Marsali appeared suddenly in the kitchen door, as Joanie was carefully spelling “acanthocytosis,” and I looked up from my grinding. She was holding a letter in her hand and looked worried.

“Is it the Indian they call Joseph Brant that Young Ian kens?” she asked.

“I expect he knows quite a few of them,” I replied, setting down my pestle. “But I’ve heard him mention Joseph Brant, yes. The man’s Mohawk name starts with a ‘T,’ I think, but that’s as much as I feel sure of. Why?” I felt a slight uneasiness at the name. Ian’s Mohawk wife, Emily, had been living in a settlement in New York founded by Brant; Ian had mentioned it, very briefly, when he’d gone up there to visit her last year.

He hadn’t said what the purpose of his visit was, and neither Jamie nor I had asked, but I assumed it to have had something to do with his fear that he couldn’t sire children, as all his babies with Emily had either been stillborn or miscarried. He’d asked me about the matter, and I’d told him what I could, offering what reassurance I could that he might be able to have children with another woman.

I offered up a quick prayer for Rachel’s chances, then returned abruptly to what Marsali was saying.

“They did what?”

“This gentleman”—she tapped the letter—“says that Brant and his men fell upon a wee place called Andrustown. No but seven families living there.” Her lips pressed tight, and she glanced at Joanie, who was listening with her ears flapping. “They plundered and burnt the place, he says, and massa—er … did awa wi’ a number of the folk who lived there.”

“What’s that word, Mam?” Joanie asked brightly. “The one that means ‘did awa’ with?”

“‘Massacred,’” I told her, saving her mother the embarrassment. “It means indiscriminate and brutal slaughter. Here.” I handed her the fresh compress, which she applied without protest, frowning in thought.

“Is that different than just killin’ someone?”
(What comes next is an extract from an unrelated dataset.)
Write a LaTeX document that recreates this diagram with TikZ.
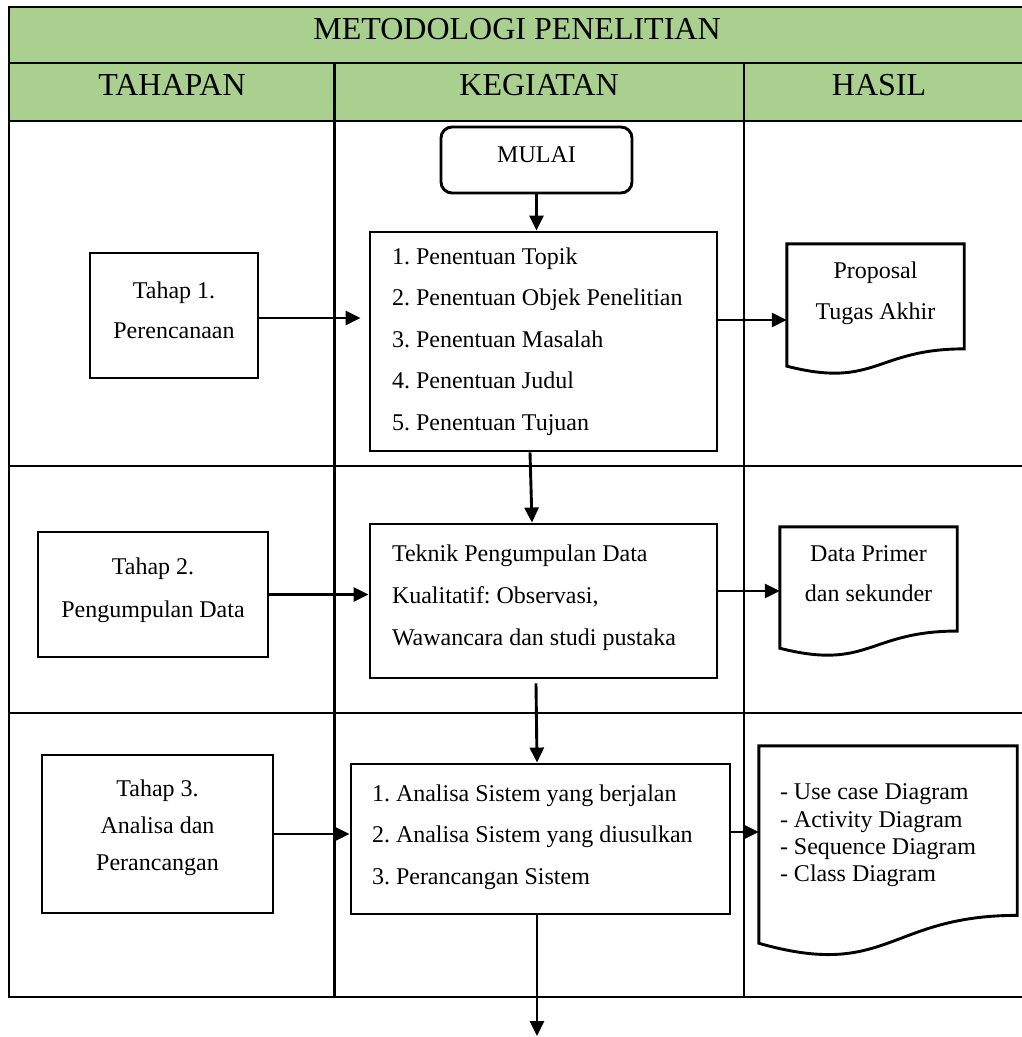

“Well,” I said judiciously, “it depends. You might kill someone by accident, for instance, and that wouldn’t be a massacre, though it would certainly be lamentable. You might kill someone who was trying to kill you, and that would be self-defense.”

“Rachel says ye oughtn’t do that,” Joanie observed, but merely for the sake of thoroughness. “What about if ye’re with an army and have to kill the soldiers on the other side?”
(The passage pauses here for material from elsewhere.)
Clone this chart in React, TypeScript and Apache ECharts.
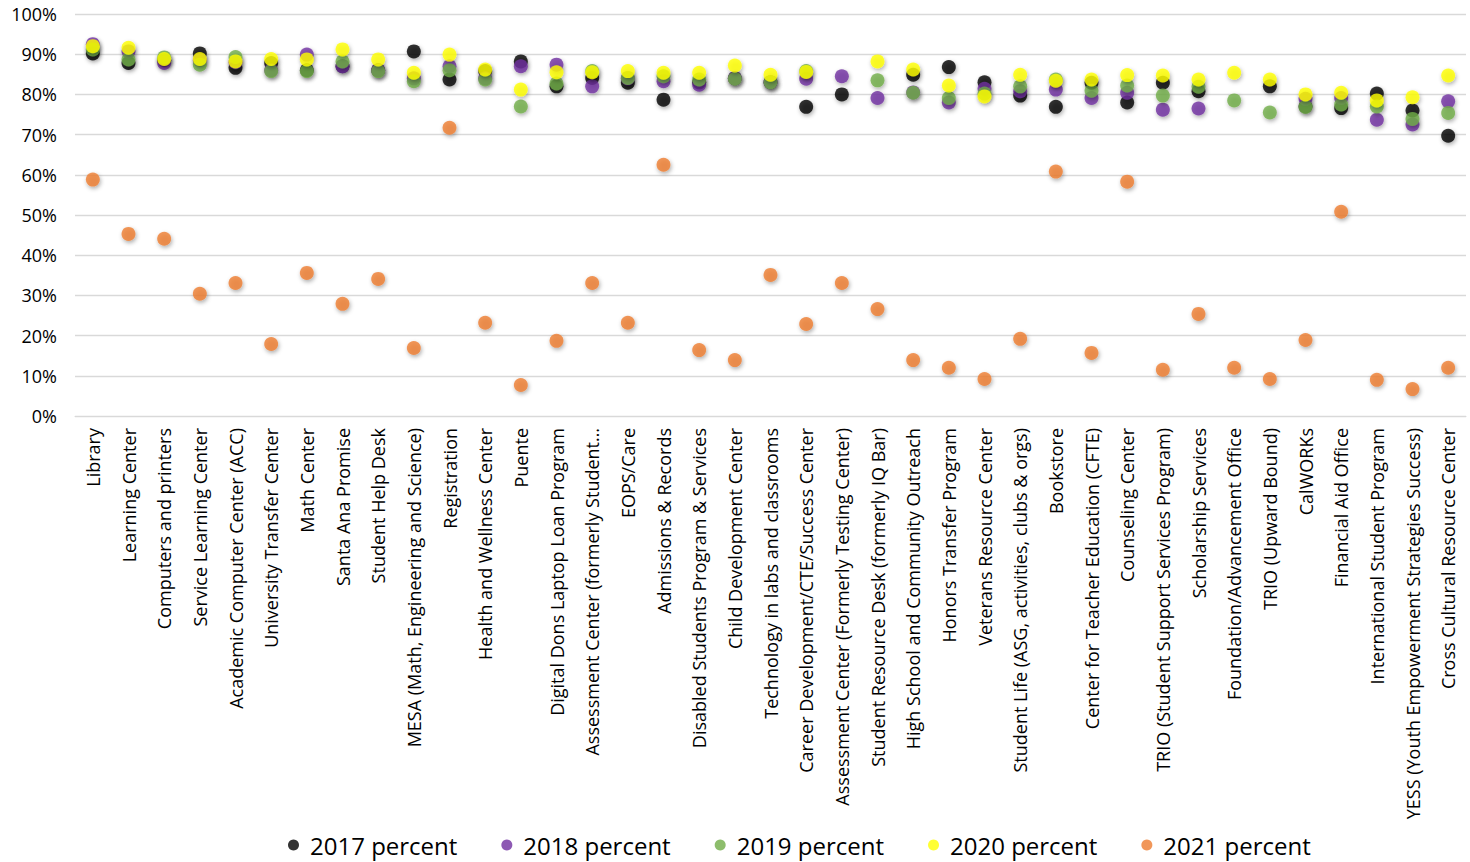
import React, { useEffect, useRef } from "react";
import * as echarts from "echarts";

const categories = [
  "Library",
  "Learning Center",
  "Computers and printers",
  "Service Learning Center",
  "Academic Computer Center (ACC)",
  "University Transfer Center",
  "Math Center",
  "Santa Ana Promise",
  "Student Help Desk",
  "MESA (Math, Engineering and Science)",
  "Registration",
  "Health and Wellness Center",
  "Puente",
  "Digital Dons Laptop Loan Program",
  "Assessment Center (formerly Student…",
  "EOPS/Care",
  "Admissions & Records",
  "Disabled Students Program & Services",
  "Child Development Center",
  "Technology in labs and classrooms",
  "Career Development/CTE/Success Center",
  "Assessment Center (Formerly Testing Center)",
  "Student Resource Desk (formerly IQ Bar)",
  "High School and Community Outreach",
  "Honors Transfer Program",
  "Veterans Resource Center",
  "Student Life (ASG, activities, clubs & orgs)",
  "Bookstore",
  "Center for Teacher Education (CFTE)",
  "Counseling Center",
  "TRIO (Student Support Services Program)",
  "Scholarship Services",
  "Foundation/Advancement Office",
  "TRIO (Upward Bound)",
  "CalWORKs",
  "Financial Aid Office",
  "International Student Program",
  "YESS (Youth Empowerment Strategies Success)",
  "Cross Cultural Resource Center",
];

const yTicks = [0, 10, 20, 30, 40, 50, 60, 70, 80, 90, 100];

const p2017 = [
  90.2, 87.8, 88.5, 90.2, 86.6, 87.8, 86.0, 87.0, 86.0, 90.7,
  83.7, 85.8, 88.2, 82.0, 84.1, 82.9, 78.7, 83.0, 84.0, 83.0,
  76.9, 80.0, null, 84.9, 86.8, 83.0, 79.7, 76.9, 82.9, 78.0,
  82.9, 80.8, null, 82.0, 77.0, 76.6, 80.2, 76.0, 69.7,
];
const p2018 = [
  92.5, 90.7, 87.8, 88.5, 88.0, 86.0, 89.9, 87.0, 86.0, 84.0,
  87.0, 84.0, 87.0, 87.4, 82.0, 84.0, 83.3, 82.4, 84.0, 83.0,
  83.9, 84.5, 79.1, 80.5, 78.0, 81.4, 80.8, 81.2, 79.1, 80.4,
  76.2, 76.5, null, null, 78.9, 79.1, 73.7, 72.5, 78.3,
];
const p2019 = [
  91.2, 88.7, 89.2, 87.4, 89.3, 85.8, 85.8, 88.2, 85.8, 83.3,
  86.0, 83.7, 77.0, 82.7, 85.8, 84.1, 84.5, 83.7, 83.9, 83.0,
  85.8, null, 83.5, 80.4, 79.1, 80.2, 82.0, 83.7, 80.9, 82.2,
  79.7, 81.9, 78.5, 75.5, 76.9, 77.5, 77.0, 73.9, 75.4,
];
const p2020 = [
  92.0, 91.6, 88.8, 88.8, 88.2, 88.8, 88.7, 91.2, 88.7, 85.4,
  89.9, 86.2, 81.2, 85.5, 85.5, 85.8, 85.4, 85.4, 87.2, 84.9,
  85.6, null, 88.2, 86.2, 82.2, 79.5, 84.9, 83.4, 83.7, 84.8,
  84.7, 83.7, 85.4, 83.7, 80.0, 80.4, 78.5, 79.3, 84.7,
];
const p2021 = [
  58.8, 45.3, 44.1, 30.4, 33.1, 17.9, 35.6, 27.9, 34.1, 16.9,
  71.7, 23.2, 7.7, 18.7, 33.1, 23.2, 62.5, 16.4, 13.9, 35.1,
  22.9, 33.1, 26.6, 13.9, 12.0, 9.2, 19.2, 60.8, 15.7, 58.3,
  11.5, 25.4, 12.0, 9.2, 18.9, 50.8, 9.0, 6.7, 12.0,
];

const seriesNames = ["2017 percent", "2018 percent", "2019 percent", "2020 percent", "2021 percent"];
const seriesColors = ["#000000", "#7030A0", "#70AD47", "#FFFF00", "#ED7D31"];
const seriesData = [p2017, p2018, p2019, p2020, p2021];

const FONT = "'Open Sans', 'Liberation Sans', sans-serif";

export default function App() {
  const ref = useRef<HTMLDivElement>(null);
  useEffect(() => {
    if (!ref.current) return;
    const chart = echarts.init(ref.current, undefined, { renderer: "svg" });
    chart.setOption({
      animation: false,
      backgroundColor: "#ffffff",
      grid: { left: 75, right: 4, top: 14, bottom: 446, containLabel: false },
      legend: {
        bottom: 0,
        left: 283,
        icon: "circle",
        itemWidth: 11,
        itemHeight: 11,
        itemGap: 44,
        textStyle: {
          fontSize: 24,
          fontFamily: FONT,
          color: "#000000",
          padding: [0, 0, 0, 6],
        },
        data: seriesNames,
      },
      xAxis: {
        type: "category",
        data: categories,
        boundaryGap: true,
        axisLine: { show: true, lineStyle: { color: "#d9d9d9" } },
        axisTick: { show: false },
        axisLabel: {
          interval: 0,
          rotate: 90,
          fontSize: 18,
          fontFamily: FONT,
          color: "#000000",
          margin: 12,
        },
      },
      yAxis: {
        type: "value",
        min: yTicks[0],
        max: yTicks[yTicks.length - 1],
        interval: 10,
        axisLine: { show: false },
        axisTick: { show: false },
        splitLine: { lineStyle: { color: "#d9d9d9", width: 1.3 } },
        axisLabel: {
          formatter: "{value}%",
          fontSize: 18,
          fontFamily: FONT,
          color: "#000000",
          margin: 18,
        },
      },
      series: seriesNames.map((name, i) => ({
        name,
        type: "scatter",
        data: seriesData[i],
        symbol: "circle",
        symbolSize: 14,
        itemStyle: {
          color: seriesColors[i],
          shadowBlur: 4,
          shadowOffsetX: 1,
          shadowOffsetY: 2,
          shadowColor: "rgba(0,0,0,0.4)",
        },
      })),
    });
    return () => chart.dispose();
  }, []);
  return (
    <div
      ref={ref}
      style={{ position: "fixed", left: 0, top: 0, width: 1470, height: 862 }}
    />
  );
}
Marsali made a low Scottish noise of disapproval but answered tersely.

“If a man’s gone to the army, then killin’ is his job,” she said. “He does it—mostly—” she added fairly, with a raised brow to me, “to protect his ain family and property. So that’s more like self-defense, aye?”

Joanie glanced from her mother to me, still frowning.

“I ken what ‘bru-tal’ is,” she said. “That’s bein’ mean when ye havena got to. But what’s ‘in-dis-crim-in-ate’?” She sounded it out carefully, as though about to spell it.

“Without choosing,” I said, lifting one shoulder in a shrug. “It means you do something without taking much notice who you do it to and probably without much reason to do it to that particular person.”

“Did Cousin Ian’s Indian friend have nay reason for burning yon place and killing the folk, then?”

Marsali and I exchanged a glance.

“We dinna ken that,” Marsali said. “But it’s no a good thing, whatever he meant by it. Now, ye’re done. Go along and find Félicité and start in fillin’ up the washtub.” She took the compress from Joanie and shooed her out.